## Task description
Take the lines from the one with "Write the React, TypeScript" through the one with "const pts = (xs: number[], ys: number[])", both ends kept, and reproduce them exactly without the pictures.

## Entries provided

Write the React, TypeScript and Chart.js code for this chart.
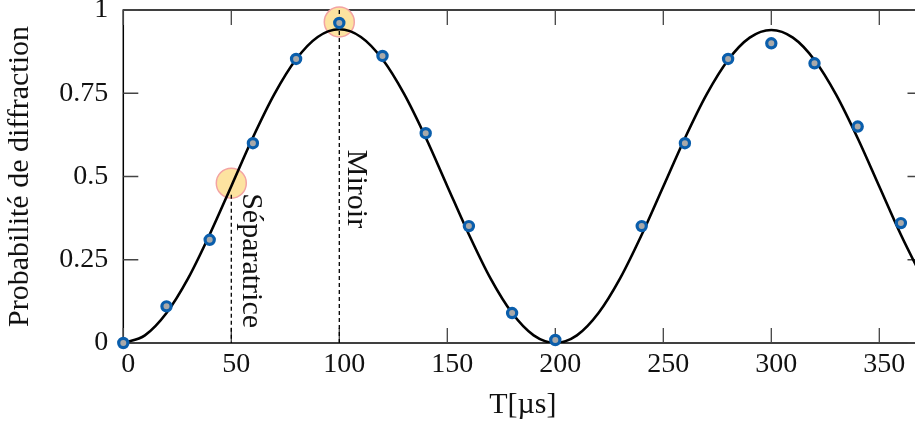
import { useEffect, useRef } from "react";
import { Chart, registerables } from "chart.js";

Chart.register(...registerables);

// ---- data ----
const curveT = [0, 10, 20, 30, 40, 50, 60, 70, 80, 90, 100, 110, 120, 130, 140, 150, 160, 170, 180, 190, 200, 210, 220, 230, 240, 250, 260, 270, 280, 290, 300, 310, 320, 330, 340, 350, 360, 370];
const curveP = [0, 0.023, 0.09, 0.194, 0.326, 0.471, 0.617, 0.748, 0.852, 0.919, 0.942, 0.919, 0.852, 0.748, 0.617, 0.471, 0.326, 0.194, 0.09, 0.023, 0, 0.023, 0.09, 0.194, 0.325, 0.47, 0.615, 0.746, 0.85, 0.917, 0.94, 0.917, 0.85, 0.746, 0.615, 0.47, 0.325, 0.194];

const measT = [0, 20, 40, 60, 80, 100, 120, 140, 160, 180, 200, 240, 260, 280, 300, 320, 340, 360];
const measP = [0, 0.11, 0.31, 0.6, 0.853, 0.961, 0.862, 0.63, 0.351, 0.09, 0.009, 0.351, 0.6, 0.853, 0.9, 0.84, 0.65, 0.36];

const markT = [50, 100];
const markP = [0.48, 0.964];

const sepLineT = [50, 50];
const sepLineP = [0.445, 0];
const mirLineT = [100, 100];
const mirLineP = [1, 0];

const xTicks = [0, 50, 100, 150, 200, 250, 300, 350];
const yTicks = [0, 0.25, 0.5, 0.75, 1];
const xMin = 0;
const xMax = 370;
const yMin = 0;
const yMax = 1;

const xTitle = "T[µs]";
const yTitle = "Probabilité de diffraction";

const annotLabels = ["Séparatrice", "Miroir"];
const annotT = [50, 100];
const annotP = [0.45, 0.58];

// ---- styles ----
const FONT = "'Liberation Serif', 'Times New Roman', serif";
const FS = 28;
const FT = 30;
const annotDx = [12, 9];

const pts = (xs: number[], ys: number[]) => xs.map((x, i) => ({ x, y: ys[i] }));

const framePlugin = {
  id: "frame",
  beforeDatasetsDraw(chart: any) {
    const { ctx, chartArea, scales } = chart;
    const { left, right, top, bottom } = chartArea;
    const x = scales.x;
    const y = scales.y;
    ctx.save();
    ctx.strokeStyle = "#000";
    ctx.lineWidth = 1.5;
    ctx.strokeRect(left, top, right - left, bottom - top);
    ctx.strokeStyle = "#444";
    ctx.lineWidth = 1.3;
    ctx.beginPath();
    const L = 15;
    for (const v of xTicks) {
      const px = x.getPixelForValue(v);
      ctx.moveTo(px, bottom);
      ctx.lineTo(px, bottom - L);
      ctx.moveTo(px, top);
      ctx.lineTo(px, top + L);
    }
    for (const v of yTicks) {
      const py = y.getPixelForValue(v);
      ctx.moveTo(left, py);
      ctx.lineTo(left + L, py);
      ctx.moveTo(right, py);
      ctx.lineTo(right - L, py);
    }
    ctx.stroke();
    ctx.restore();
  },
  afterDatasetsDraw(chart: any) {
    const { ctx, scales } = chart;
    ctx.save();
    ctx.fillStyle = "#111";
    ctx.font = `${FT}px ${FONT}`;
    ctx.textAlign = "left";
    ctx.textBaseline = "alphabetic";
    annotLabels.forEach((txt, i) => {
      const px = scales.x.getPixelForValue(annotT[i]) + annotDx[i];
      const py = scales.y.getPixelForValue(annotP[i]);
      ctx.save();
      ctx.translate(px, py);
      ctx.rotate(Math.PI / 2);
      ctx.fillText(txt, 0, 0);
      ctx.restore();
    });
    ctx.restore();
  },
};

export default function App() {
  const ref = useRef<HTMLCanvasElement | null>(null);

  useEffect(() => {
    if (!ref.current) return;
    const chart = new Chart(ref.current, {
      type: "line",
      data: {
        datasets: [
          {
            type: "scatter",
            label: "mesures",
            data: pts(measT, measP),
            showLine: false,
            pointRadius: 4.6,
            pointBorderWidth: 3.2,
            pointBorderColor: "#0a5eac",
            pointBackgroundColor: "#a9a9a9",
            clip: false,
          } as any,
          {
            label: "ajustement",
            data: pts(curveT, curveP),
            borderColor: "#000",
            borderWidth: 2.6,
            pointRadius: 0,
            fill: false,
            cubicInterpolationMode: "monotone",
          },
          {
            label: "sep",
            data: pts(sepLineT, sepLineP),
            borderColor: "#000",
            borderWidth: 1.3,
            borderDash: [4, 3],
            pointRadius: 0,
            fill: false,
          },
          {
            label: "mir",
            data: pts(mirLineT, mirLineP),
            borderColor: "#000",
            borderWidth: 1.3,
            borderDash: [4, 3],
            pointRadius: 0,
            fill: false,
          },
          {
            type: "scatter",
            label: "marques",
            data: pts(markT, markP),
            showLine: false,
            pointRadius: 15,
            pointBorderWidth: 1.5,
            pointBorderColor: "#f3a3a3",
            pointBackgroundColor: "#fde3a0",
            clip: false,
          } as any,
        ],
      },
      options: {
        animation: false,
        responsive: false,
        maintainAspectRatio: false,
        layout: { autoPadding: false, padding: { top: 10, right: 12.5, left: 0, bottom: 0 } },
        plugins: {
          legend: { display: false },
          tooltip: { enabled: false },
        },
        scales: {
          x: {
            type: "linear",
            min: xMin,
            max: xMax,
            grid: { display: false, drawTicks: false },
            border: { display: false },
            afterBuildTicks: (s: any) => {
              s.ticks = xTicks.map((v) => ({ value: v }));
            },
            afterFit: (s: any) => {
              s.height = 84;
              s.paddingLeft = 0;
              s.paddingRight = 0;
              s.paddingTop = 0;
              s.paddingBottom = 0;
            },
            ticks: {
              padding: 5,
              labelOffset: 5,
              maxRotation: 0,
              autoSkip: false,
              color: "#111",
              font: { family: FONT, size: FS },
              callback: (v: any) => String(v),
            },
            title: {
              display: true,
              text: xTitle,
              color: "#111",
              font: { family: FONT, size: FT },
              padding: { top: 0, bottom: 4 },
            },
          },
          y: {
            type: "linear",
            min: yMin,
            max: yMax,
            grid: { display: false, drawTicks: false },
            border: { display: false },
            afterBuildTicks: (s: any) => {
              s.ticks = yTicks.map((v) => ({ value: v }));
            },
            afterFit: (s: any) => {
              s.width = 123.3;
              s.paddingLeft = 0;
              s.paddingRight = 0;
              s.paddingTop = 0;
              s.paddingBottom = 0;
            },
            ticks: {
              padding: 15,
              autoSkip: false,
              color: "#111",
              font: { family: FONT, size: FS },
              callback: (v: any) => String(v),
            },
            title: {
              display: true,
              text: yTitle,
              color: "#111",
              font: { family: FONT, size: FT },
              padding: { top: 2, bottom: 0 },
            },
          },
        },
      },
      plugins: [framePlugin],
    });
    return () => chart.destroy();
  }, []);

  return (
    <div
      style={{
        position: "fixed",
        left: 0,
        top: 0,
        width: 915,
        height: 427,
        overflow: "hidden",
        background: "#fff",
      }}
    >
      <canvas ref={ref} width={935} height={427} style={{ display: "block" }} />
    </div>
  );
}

...

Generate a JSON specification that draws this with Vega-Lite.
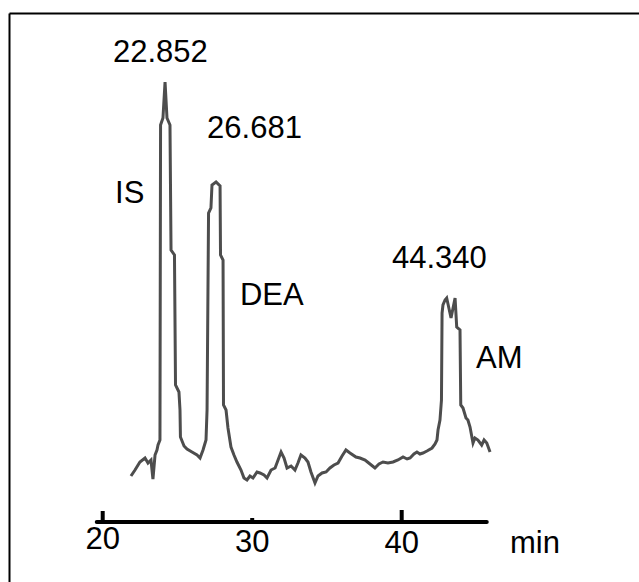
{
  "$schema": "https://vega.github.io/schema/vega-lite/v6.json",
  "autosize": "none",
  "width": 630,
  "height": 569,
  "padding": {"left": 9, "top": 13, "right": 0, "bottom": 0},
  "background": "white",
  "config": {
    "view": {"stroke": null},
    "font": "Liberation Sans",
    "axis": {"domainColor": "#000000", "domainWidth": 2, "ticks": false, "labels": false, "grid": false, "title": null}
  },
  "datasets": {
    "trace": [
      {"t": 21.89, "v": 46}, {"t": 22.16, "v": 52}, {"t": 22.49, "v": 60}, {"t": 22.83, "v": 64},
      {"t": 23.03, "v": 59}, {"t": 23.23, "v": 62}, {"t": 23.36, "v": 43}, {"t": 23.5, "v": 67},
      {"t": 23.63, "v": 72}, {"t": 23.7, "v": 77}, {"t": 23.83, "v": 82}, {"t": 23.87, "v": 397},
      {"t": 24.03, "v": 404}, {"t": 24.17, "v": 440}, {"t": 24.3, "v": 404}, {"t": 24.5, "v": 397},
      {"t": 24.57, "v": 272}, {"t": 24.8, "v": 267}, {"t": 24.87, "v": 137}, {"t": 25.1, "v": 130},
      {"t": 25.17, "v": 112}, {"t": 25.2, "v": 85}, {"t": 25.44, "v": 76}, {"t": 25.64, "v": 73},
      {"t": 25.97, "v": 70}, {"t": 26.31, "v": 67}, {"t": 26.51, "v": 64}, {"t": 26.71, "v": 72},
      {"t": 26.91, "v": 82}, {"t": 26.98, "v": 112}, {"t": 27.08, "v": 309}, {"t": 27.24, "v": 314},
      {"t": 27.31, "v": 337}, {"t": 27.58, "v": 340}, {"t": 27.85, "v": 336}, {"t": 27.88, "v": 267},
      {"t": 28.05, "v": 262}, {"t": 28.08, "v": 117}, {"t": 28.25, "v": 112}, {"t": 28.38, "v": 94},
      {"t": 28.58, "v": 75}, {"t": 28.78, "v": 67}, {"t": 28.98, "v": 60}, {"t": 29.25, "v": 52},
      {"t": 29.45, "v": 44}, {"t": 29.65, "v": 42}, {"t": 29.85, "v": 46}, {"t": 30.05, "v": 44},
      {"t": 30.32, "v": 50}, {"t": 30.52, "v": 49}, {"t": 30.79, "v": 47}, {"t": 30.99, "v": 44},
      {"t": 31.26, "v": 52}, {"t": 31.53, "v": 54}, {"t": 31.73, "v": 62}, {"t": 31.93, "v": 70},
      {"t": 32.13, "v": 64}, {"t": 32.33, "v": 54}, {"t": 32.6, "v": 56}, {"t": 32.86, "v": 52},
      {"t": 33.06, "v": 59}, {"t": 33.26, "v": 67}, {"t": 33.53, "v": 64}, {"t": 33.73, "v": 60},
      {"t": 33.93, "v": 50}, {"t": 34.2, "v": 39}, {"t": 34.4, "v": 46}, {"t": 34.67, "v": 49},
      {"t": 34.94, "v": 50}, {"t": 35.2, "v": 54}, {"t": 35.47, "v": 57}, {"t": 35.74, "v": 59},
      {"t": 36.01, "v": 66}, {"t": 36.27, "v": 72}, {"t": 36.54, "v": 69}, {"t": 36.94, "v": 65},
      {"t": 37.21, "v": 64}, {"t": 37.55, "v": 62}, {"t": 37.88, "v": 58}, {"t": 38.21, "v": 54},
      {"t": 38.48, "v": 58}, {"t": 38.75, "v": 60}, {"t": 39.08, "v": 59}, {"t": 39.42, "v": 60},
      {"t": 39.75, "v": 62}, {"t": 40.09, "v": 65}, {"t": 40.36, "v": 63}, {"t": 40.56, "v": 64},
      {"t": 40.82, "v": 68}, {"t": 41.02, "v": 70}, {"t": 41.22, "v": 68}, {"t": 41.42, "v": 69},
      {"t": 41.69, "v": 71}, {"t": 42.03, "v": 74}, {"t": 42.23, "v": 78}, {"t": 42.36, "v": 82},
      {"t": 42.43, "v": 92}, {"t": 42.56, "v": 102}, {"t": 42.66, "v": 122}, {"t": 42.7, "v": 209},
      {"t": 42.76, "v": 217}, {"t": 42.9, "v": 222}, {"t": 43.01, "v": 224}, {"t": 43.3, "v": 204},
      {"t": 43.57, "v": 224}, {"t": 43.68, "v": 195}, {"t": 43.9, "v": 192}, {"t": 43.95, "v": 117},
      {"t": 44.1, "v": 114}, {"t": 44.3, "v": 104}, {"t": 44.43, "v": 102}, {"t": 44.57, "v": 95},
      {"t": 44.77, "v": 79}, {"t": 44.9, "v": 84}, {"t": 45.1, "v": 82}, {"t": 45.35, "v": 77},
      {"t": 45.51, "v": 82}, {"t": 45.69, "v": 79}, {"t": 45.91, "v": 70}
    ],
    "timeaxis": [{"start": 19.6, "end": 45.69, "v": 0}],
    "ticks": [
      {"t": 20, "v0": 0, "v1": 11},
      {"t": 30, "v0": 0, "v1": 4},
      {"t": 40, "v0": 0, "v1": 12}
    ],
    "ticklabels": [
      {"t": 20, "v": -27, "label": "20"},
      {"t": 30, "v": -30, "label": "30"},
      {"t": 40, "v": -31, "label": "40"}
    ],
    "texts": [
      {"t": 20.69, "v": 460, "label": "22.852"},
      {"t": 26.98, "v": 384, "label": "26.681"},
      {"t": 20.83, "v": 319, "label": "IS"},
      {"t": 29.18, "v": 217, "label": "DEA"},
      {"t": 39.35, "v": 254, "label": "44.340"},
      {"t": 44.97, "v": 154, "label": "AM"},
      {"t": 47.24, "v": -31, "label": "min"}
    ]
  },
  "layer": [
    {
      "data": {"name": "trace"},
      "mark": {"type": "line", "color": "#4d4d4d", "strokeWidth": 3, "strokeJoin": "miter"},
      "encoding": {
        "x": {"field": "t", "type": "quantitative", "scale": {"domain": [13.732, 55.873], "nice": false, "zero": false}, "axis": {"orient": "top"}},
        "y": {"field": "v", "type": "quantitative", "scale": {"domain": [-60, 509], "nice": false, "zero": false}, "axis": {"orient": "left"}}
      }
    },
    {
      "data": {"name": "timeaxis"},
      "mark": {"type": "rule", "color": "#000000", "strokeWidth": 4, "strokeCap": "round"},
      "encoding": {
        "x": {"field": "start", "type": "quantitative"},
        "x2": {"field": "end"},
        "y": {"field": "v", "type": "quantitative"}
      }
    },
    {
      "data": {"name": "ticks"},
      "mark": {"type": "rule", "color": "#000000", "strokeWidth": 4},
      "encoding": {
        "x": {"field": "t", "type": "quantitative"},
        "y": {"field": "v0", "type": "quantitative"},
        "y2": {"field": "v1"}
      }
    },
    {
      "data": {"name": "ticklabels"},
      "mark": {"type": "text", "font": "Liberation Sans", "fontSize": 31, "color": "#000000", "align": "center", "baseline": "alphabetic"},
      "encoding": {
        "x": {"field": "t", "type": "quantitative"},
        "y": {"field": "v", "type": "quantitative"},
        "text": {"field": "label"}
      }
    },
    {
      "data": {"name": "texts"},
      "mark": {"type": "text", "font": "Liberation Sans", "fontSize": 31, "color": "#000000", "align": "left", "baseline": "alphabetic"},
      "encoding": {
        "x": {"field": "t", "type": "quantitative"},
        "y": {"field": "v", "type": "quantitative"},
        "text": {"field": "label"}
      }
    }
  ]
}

## Correct result
Write the React, TypeScript and Chart.js code for this chart.
import { useEffect, useRef } from "react";
import { Chart, registerables } from "chart.js";

Chart.register(...registerables);

// ---- data ----
const curveT = [0, 10, 20, 30, 40, 50, 60, 70, 80, 90, 100, 110, 120, 130, 140, 150, 160, 170, 180, 190, 200, 210, 220, 230, 240, 250, 260, 270, 280, 290, 300, 310, 320, 330, 340, 350, 360, 370];
const curveP = [0, 0.023, 0.09, 0.194, 0.326, 0.471, 0.617, 0.748, 0.852, 0.919, 0.942, 0.919, 0.852, 0.748, 0.617, 0.471, 0.326, 0.194, 0.09, 0.023, 0, 0.023, 0.09, 0.194, 0.325, 0.47, 0.615, 0.746, 0.85, 0.917, 0.94, 0.917, 0.85, 0.746, 0.615, 0.47, 0.325, 0.194];

const measT = [0, 20, 40, 60, 80, 100, 120, 140, 160, 180, 200, 240, 260, 280, 300, 320, 340, 360];
const measP = [0, 0.11, 0.31, 0.6, 0.853, 0.961, 0.862, 0.63, 0.351, 0.09, 0.009, 0.351, 0.6, 0.853, 0.9, 0.84, 0.65, 0.36];

const markT = [50, 100];
const markP = [0.48, 0.964];

const sepLineT = [50, 50];
const sepLineP = [0.445, 0];
const mirLineT = [100, 100];
const mirLineP = [1, 0];

const xTicks = [0, 50, 100, 150, 200, 250, 300, 350];
const yTicks = [0, 0.25, 0.5, 0.75, 1];
const xMin = 0;
const xMax = 370;
const yMin = 0;
const yMax = 1;

const xTitle = "T[µs]";
const yTitle = "Probabilité de diffraction";

const annotLabels = ["Séparatrice", "Miroir"];
const annotT = [50, 100];
const annotP = [0.45, 0.58];

// ---- styles ----
const FONT = "'Liberation Serif', 'Times New Roman', serif";
const FS = 28;
const FT = 30;
const annotDx = [12, 9];

const pts = (xs: number[], ys: number[]) => xs.map((x, i) => ({ x, y: ys[i] }));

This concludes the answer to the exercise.